▸ RECORDED INFORMATION
- - - - - - -

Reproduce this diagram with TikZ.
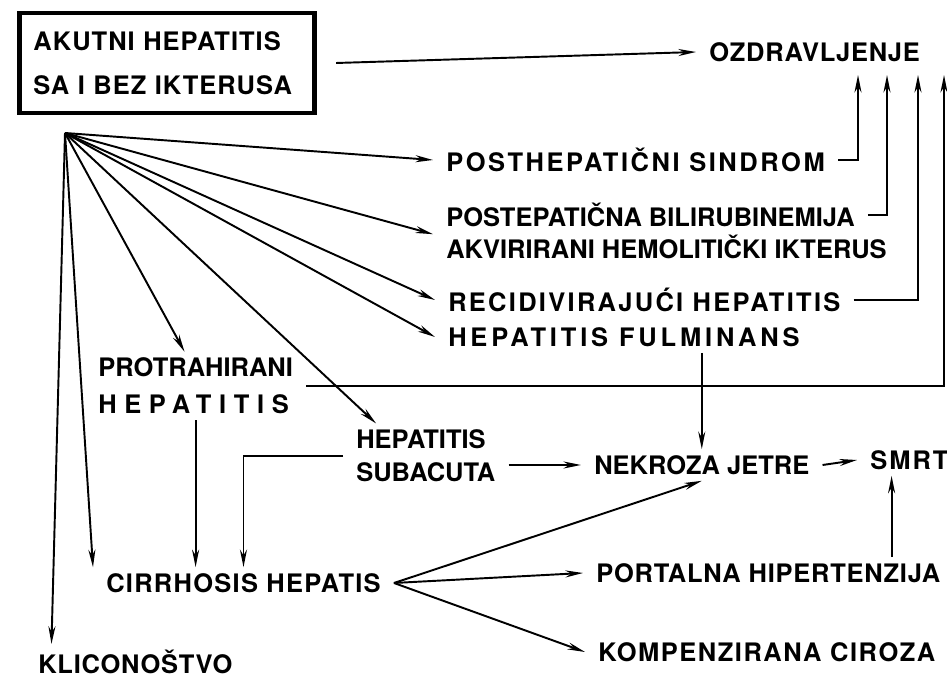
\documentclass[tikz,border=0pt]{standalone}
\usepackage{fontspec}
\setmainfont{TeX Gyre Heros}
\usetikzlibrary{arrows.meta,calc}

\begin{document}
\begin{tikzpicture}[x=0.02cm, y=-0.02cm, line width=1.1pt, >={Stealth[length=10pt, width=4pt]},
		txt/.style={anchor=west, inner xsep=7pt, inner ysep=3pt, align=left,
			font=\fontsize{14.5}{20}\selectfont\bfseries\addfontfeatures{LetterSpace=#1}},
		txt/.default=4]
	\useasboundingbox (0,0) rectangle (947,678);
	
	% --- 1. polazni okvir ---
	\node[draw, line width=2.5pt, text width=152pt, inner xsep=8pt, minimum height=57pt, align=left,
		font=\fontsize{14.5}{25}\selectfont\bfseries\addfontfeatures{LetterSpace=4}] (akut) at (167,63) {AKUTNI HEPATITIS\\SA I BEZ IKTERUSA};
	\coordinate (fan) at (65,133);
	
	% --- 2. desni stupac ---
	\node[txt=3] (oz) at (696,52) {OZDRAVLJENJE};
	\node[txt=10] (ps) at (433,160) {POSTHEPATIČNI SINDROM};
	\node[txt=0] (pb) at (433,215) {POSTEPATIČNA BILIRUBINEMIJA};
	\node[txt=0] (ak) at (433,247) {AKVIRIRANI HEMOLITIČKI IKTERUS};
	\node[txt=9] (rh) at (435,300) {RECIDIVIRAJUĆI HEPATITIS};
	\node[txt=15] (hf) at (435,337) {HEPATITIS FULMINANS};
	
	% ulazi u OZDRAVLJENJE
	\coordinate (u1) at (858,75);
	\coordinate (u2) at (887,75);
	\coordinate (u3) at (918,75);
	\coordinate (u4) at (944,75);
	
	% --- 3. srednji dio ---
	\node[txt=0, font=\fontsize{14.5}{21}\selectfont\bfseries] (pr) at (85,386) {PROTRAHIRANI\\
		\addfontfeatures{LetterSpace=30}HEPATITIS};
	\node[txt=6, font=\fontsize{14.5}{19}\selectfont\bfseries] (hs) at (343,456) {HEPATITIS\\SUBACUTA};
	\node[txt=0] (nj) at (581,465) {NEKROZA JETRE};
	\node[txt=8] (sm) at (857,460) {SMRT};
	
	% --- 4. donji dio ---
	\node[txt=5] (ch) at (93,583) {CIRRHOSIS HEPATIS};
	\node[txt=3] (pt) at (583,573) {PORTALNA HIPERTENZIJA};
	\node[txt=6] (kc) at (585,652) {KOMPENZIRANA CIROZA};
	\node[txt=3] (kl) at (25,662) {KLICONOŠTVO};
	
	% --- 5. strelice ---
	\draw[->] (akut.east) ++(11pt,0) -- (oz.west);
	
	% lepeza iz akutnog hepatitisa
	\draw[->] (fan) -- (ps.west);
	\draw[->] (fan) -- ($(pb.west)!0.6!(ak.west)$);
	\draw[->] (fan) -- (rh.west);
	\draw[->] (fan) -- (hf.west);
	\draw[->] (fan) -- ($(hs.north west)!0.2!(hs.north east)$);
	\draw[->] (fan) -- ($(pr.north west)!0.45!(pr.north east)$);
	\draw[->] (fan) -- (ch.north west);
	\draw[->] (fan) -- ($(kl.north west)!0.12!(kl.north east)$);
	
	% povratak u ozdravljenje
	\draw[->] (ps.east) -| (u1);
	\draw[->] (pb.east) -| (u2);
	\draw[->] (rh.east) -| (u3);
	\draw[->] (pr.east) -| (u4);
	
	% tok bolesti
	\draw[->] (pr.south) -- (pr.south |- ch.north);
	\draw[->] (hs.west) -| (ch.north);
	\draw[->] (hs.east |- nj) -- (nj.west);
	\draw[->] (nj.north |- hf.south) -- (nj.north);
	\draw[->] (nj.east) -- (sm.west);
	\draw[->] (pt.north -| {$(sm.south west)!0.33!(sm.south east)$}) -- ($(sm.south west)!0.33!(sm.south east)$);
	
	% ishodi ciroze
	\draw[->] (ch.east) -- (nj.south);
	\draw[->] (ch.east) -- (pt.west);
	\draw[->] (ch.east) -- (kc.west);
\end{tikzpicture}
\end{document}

- - - - - - -

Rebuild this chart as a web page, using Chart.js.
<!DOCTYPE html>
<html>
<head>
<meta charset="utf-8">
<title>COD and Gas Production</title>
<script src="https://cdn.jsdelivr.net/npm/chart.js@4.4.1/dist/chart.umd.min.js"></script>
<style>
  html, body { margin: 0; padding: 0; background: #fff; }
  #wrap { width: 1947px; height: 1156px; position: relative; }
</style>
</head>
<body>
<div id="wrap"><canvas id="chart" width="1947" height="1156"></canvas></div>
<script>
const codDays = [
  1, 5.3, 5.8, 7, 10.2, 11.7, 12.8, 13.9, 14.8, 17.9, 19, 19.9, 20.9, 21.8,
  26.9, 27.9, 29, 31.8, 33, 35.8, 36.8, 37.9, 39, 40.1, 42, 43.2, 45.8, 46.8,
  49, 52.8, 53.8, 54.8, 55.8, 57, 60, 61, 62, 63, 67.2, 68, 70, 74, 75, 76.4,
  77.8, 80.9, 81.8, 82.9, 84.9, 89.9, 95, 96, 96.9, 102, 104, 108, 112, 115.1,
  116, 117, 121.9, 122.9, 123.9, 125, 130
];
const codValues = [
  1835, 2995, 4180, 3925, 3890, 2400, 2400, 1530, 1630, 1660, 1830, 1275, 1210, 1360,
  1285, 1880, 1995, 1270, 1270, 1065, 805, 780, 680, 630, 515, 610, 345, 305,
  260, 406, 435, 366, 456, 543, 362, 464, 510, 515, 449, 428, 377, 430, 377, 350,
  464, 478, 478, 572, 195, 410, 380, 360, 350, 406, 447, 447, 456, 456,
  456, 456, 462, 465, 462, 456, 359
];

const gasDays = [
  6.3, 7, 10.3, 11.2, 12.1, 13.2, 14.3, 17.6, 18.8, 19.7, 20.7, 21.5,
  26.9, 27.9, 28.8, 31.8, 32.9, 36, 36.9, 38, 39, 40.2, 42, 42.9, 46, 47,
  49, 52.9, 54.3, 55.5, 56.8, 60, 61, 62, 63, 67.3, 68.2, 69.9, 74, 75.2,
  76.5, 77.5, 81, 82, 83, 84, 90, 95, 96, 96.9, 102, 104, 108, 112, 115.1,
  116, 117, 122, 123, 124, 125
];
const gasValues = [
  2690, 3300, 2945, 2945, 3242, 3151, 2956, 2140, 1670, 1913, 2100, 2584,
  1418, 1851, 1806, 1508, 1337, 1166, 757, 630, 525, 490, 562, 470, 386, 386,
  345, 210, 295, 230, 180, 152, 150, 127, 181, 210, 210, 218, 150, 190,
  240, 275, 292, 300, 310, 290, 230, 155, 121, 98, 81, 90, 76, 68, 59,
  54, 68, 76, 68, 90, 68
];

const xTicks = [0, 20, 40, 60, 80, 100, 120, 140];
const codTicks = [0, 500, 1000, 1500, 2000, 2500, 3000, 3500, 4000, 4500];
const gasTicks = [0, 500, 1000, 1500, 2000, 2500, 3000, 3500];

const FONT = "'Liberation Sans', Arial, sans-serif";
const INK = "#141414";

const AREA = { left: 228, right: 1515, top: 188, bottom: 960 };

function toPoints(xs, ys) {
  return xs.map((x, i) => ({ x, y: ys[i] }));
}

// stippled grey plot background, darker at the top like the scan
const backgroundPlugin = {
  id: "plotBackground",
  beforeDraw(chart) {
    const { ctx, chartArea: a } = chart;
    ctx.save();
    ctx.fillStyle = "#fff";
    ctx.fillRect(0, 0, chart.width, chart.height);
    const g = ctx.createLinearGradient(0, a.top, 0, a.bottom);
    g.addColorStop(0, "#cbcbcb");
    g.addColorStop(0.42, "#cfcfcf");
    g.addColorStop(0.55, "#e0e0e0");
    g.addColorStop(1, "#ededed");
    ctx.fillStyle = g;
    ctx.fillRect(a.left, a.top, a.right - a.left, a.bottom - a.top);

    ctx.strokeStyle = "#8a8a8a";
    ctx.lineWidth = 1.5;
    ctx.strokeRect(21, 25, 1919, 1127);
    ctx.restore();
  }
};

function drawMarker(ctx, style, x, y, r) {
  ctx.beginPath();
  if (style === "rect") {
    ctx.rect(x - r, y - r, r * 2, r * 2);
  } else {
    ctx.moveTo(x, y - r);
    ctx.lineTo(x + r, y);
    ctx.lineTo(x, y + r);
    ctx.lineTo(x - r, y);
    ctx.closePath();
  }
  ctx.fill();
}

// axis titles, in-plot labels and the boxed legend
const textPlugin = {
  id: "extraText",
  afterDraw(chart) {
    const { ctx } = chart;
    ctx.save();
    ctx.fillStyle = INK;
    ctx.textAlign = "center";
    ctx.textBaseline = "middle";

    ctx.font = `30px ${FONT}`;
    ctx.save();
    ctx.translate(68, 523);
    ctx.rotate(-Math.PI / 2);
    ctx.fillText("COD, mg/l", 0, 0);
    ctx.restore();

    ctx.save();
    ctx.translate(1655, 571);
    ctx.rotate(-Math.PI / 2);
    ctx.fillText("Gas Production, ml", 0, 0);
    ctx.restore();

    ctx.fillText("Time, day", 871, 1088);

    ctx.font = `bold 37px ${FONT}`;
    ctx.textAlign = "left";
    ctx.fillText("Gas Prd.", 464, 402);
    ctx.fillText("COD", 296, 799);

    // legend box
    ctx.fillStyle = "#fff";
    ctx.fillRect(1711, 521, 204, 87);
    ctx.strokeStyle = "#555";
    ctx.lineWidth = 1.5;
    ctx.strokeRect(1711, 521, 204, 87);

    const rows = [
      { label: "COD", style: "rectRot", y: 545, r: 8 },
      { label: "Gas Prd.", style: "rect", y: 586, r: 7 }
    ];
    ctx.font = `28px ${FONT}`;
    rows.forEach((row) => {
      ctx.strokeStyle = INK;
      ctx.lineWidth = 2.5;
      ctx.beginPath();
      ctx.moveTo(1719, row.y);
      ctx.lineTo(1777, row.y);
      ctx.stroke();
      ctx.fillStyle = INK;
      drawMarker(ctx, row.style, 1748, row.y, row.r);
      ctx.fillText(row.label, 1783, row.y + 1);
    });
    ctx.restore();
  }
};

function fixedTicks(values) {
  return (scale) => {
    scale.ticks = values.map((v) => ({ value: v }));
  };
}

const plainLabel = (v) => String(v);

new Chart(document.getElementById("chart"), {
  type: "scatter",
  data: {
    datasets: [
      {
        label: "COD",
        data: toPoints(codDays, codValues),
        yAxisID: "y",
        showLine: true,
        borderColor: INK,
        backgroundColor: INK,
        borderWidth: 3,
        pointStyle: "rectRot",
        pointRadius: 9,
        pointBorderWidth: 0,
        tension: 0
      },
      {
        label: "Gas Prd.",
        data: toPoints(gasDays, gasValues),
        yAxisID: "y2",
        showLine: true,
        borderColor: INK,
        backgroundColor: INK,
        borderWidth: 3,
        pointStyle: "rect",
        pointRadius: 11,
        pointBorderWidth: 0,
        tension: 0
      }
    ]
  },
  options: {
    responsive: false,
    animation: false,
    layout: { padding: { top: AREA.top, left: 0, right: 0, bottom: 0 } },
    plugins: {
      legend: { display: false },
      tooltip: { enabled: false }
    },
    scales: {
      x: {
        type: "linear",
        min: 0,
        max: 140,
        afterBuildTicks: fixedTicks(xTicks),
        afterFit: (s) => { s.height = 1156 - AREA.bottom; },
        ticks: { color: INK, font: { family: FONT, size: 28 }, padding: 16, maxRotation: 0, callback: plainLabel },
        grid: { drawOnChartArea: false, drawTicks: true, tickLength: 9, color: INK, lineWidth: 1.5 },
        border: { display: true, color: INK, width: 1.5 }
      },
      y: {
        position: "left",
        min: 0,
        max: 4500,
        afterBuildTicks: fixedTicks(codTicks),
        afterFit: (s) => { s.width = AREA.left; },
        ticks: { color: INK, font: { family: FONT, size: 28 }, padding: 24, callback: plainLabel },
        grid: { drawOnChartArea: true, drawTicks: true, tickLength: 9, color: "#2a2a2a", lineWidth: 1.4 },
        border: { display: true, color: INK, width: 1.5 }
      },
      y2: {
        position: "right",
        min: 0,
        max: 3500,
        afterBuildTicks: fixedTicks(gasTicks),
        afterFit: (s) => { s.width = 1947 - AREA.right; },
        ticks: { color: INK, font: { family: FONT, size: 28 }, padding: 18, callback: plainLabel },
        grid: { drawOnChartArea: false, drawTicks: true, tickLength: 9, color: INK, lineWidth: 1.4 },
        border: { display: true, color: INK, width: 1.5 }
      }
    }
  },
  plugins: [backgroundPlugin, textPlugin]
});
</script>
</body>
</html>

- - - - - - -

Keep to the lines above from the line with "Reproduce this diagram with TikZ." to the line with "(u4) at (944,75);", and set down exactly those, inclusive, with nothing else and every picture left out.

▸ RESPONSE TO THE EXERCISE
Reproduce this diagram with TikZ.
\documentclass[tikz,border=0pt]{standalone}
\usepackage{fontspec}
\setmainfont{TeX Gyre Heros}
\usetikzlibrary{arrows.meta,calc}

\begin{document}
\begin{tikzpicture}[x=0.02cm, y=-0.02cm, line width=1.1pt, >={Stealth[length=10pt, width=4pt]},
		txt/.style={anchor=west, inner xsep=7pt, inner ysep=3pt, align=left,
			font=\fontsize{14.5}{20}\selectfont\bfseries\addfontfeatures{LetterSpace=#1}},
		txt/.default=4]
	\useasboundingbox (0,0) rectangle (947,678);
	
	% --- 1. polazni okvir ---
	\node[draw, line width=2.5pt, text width=152pt, inner xsep=8pt, minimum height=57pt, align=left,
		font=\fontsize{14.5}{25}\selectfont\bfseries\addfontfeatures{LetterSpace=4}] (akut) at (167,63) {AKUTNI HEPATITIS\\SA I BEZ IKTERUSA};
	\coordinate (fan) at (65,133);
	
	% --- 2. desni stupac ---
	\node[txt=3] (oz) at (696,52) {OZDRAVLJENJE};
	\node[txt=10] (ps) at (433,160) {POSTHEPATIČNI SINDROM};
	\node[txt=0] (pb) at (433,215) {POSTEPATIČNA BILIRUBINEMIJA};
	\node[txt=0] (ak) at (433,247) {AKVIRIRANI HEMOLITIČKI IKTERUS};
	\node[txt=9] (rh) at (435,300) {RECIDIVIRAJUĆI HEPATITIS};
	\node[txt=15] (hf) at (435,337) {HEPATITIS FULMINANS};
	
	% ulazi u OZDRAVLJENJE
	\coordinate (u1) at (858,75);
	\coordinate (u2) at (887,75);
	\coordinate (u3) at (918,75);
	\coordinate (u4) at (944,75);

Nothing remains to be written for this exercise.